Who This Helps
You're a product manager drowning in ideas. Every week, your team pitches a new test: a different offer, a new creative angle, a landing page tweak. But you can't run them all. You need a way to pick the one experiment that will teach you the most and move your metric.
That's exactly what the Channel Basics: Offers & Creative course helps you do. It turns vague marketing ideas into clear offers, strong creative angles, and simple measurement you can run weekly.
Mini Case
Meet Sofia, a product manager at a SaaS startup. Her team had three experiment ideas:
- Test a "free trial" offer on LinkedIn
- Run a "30% off annual plan" angle on Facebook
- Redesign the landing page to reduce form fields
Sofia used the course's Offer Diagnosis mission to write a one-liner for each idea. Then she applied the Measurement Basics cheat sheet to estimate impact. The "free trial" offer had a 12% higher predicted conversion rate than the others. She prioritized that experiment. In 7 days, the team ran the test, got clear results, and learned that free trial users converted to paid at 3x the rate of control.
Do This Now (5 Steps)
- List your top 3 experiment ideas. Write each as a one-sentence offer with the audience. Use the Offer Diagnosis mission from the course.

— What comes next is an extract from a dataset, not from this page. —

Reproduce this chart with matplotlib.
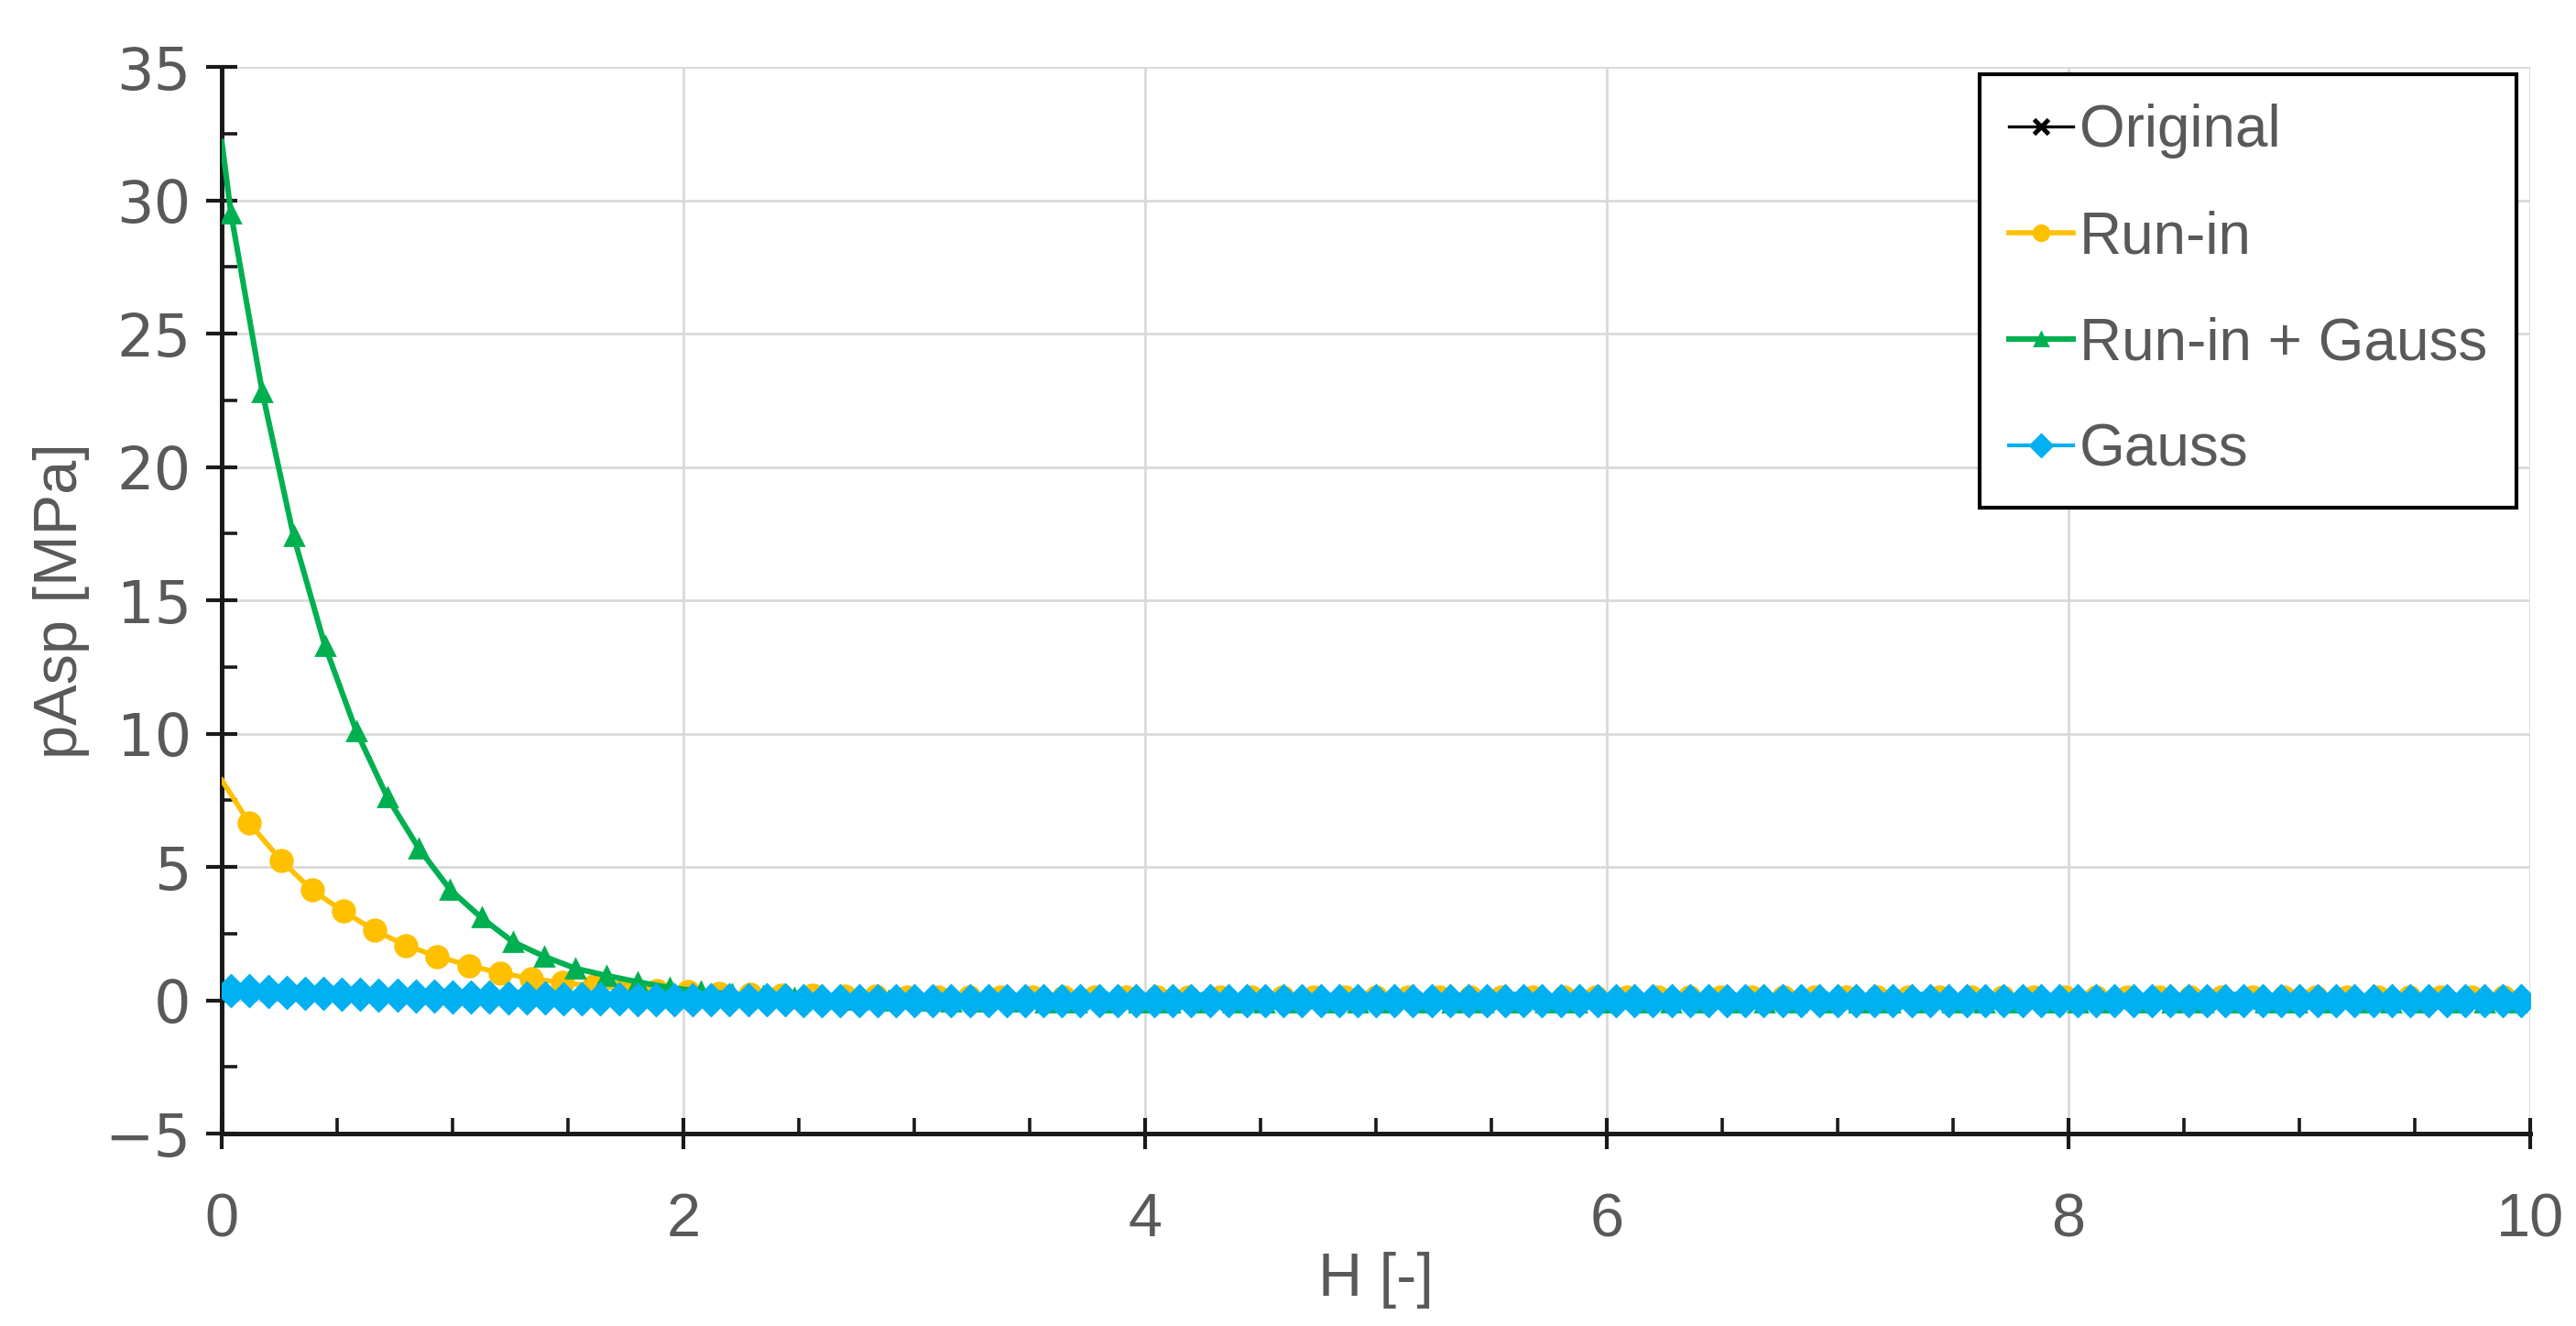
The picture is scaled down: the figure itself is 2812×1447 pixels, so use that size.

- Score each idea on two things: potential impact (1-10) and ease of execution (1-10). Impact means how much it moves your key metric. Ease means how fast you can run it.
- Multiply impact by ease. The highest score is your next experiment. This is your prioritization number.
- Define one clear metric and one guardrail. For example: "Increase trial sign-ups by 15% without dropping activation rate below 40%." The Measurement Basics mission gives you a cheat sheet for this.
- Set a 7-day test window. Run the experiment, collect data, and review. If the metric moves, keep the change. If not, move to the next idea on your list.
Avoid These Traps
- Don't run three experiments at once. You won't know what caused the result. Pick one.
- Don't pick the easiest experiment. Ease matters, but impact is king. A 30% lift is better than a 5% lift.
- Don't skip the guardrail. A metric can go up while a hidden problem grows. Always set a guardrail.
- Don't change the offer mid-test. Stick to your one-liner for the full 7 days.
- Don't ignore the landing page. If your offer is great but the page is broken, you'll get zero results. Use the Landing Page Fit Check mission.
Your Win by Friday
By Friday, you'll have one experiment picked, one metric defined, and one 7-day test running. You'll stop debating and start learning. That's the feeling of turning product questions into measurable decisions.
And hey, if the experiment flops? You'll still know what not to do next. That's a win too.